In contrast, the average 30-year mortgage has a rate of around 4.5%. The interest rates on credit cards range from 10% to 25%. In addition, other types of debt, such as tax refund anticipation loans, finance company loans, pawn shop loans, or credit card cash advances, have high fees.
7. Make a financial cushion for yourself
The amount you should save depends on the size of your needs and income, but saving enough money to cover six months of expenses is ideal. Of course, this makes you appear to lenders as a perfect borrower. Still, it also allows you to handle urgent costs without borrowing and lowers your debt-to-income ratio.
8. Make timely payments
Once you begin making loan payments, you must do so on time. Late fees aren’t a fun way to spend money, and poor payment history can negatively affect your credit. Get yourself structured with monthly bill paying. Even better, set up automatic payments; you may even save money on your interest rate. If you choose the latter option, keep track of your bank balance, especially if you have numerous automatic withdrawals. It is easy to overdraft without noticing it.

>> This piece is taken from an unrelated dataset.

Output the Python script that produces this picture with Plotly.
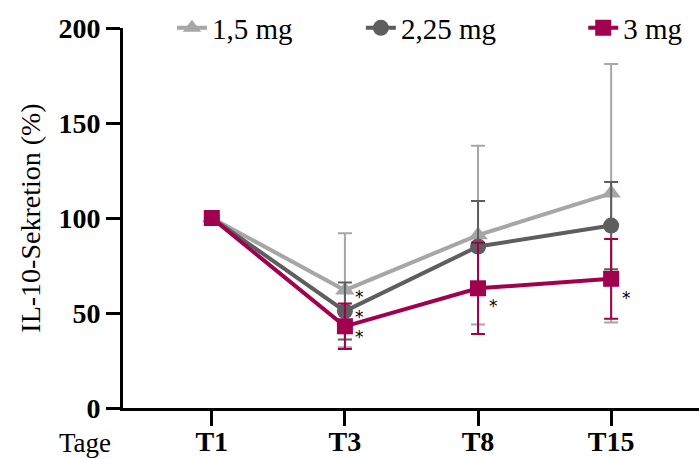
import plotly.graph_objects as go

categories = ["T1", "T3", "T8", "T15"]
series_names = ["1,5 mg", "2,25 mg", "3 mg"]
values_15 = [100, 62, 91, 113]
errors_15 = [0, 30, 47, 68]
values_225 = [100, 51, 85, 96]
errors_225 = [0, 15, 24, 23]
values_3 = [100, 43, 63, 68]
errors_3 = [0, 12, 24, 21]
y_ticks = [0, 50, 100, 150, 200]
# significance marks: (series index, category index)
significant = [(0, 1), (1, 1), (2, 1), (2, 2), (2, 3)]

colors = ["#A6A6A6", "#5E5E5E", "#A0004D"]
symbols = ["triangle-up", "circle", "square"]
marker_sizes = [17, 16, 16]
all_values = [values_15, values_225, values_3]
all_errors = [errors_15, errors_225, errors_3]
legend_ids = ["legend", "legend2", "legend3"]
legend_x = [0.085, 0.413, 0.799]
star_yshift = [-7, -6, -11, -18, -19]

FONT = "Liberation Serif"
xidx = list(range(len(categories)))

fig = go.Figure()
for i in range(3):
    fig.add_trace(go.Scatter(
        x=xidx, y=all_values[i], name=series_names[i],
        mode="lines+markers",
        line=dict(color=colors[i], width=4),
        marker=dict(symbol=symbols[i], size=marker_sizes[i], color=colors[i]),
        error_y=dict(type="data", array=all_errors[i], symmetric=True,
                     color=colors[i], thickness=2, width=7),
        legend=legend_ids[i],
        cliponaxis=False,
    ))

for k, (si, ci) in enumerate(significant):
    fig.add_annotation(x=xidx[ci], y=all_values[si][ci], text="*",
                       showarrow=False, xanchor="center", yanchor="middle",
                       xshift=15, yshift=star_yshift[k],
                       font=dict(family="DejaVu Sans", size=17, color="black"))

fig.add_annotation(xref="paper", yref="paper", x=-0.066, y=-0.093,
                   text="Tage", showarrow=False, xanchor="center", yanchor="middle",
                   font=dict(family=FONT, size=27, color="black"))
fig.add_annotation(xref="paper", yref="paper", x=-0.162, y=0.5,
                   text="IL-10-Sekretion (%)", showarrow=False, textangle=-90,
                   xanchor="center", yanchor="middle",
                   font=dict(family=FONT, size=28, color="black"))

legend_common = dict(orientation="h", yanchor="middle", xanchor="left",
                     font=dict(family=FONT, size=29, color="black"),
                     bgcolor="rgba(0,0,0,0)", borderwidth=0, itemwidth=30)
layout_legends = {}
for i, lid in enumerate(legend_ids):
    layout_legends[lid] = dict(legend_common, x=legend_x[i], y=1.0)

fig.update_layout(
    width=699, height=459,
    margin=dict(l=123, r=0, t=28, b=51),
    plot_bgcolor="white", paper_bgcolor="white",
    font=dict(family=FONT, size=28, color="black"),
    xaxis=dict(
        range=[-0.667, 3.66], tickvals=xidx, ticktext=categories,
        showgrid=False, zeroline=False, showline=True, linecolor="black", linewidth=3,
        ticks="outside", ticklen=15, tickwidth=3, tickcolor="black",
        ticklabelstandoff=-9, automargin=False,
        tickfont=dict(family=FONT, size=28, color="black", weight="bold"),
    ),
    yaxis=dict(
        range=[0, 200], tickvals=y_ticks,
        showgrid=False, zeroline=False, showline=True, linecolor="black", linewidth=3,
        ticks="outside", ticklen=14, tickwidth=3, tickcolor="black",
        automargin=False,
        tickfont=dict(family=FONT, size=28, color="black", weight="bold"),
    ),
    showlegend=True,
    **layout_legends,
)

fig.write_html("out.html")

Also, if you have extra cash, apply it to your loans. It’s not as glamorous as a new vehicle or wardrobe, but it will save you money in the long run. Paying more than the minimum is an excellent way to reduce loan debt quickly.
We hope that now you know how to borrow like a pro and within your means. Only borrowing what you need and making payments timely shows lenders that you are responsible. Then, make sure that you find the right lender and that they work well for you and your budget. Lastly, one of the most important advantages of becoming a responsible borrower is that you’ll be able to provide yourself with better opportunities down the road.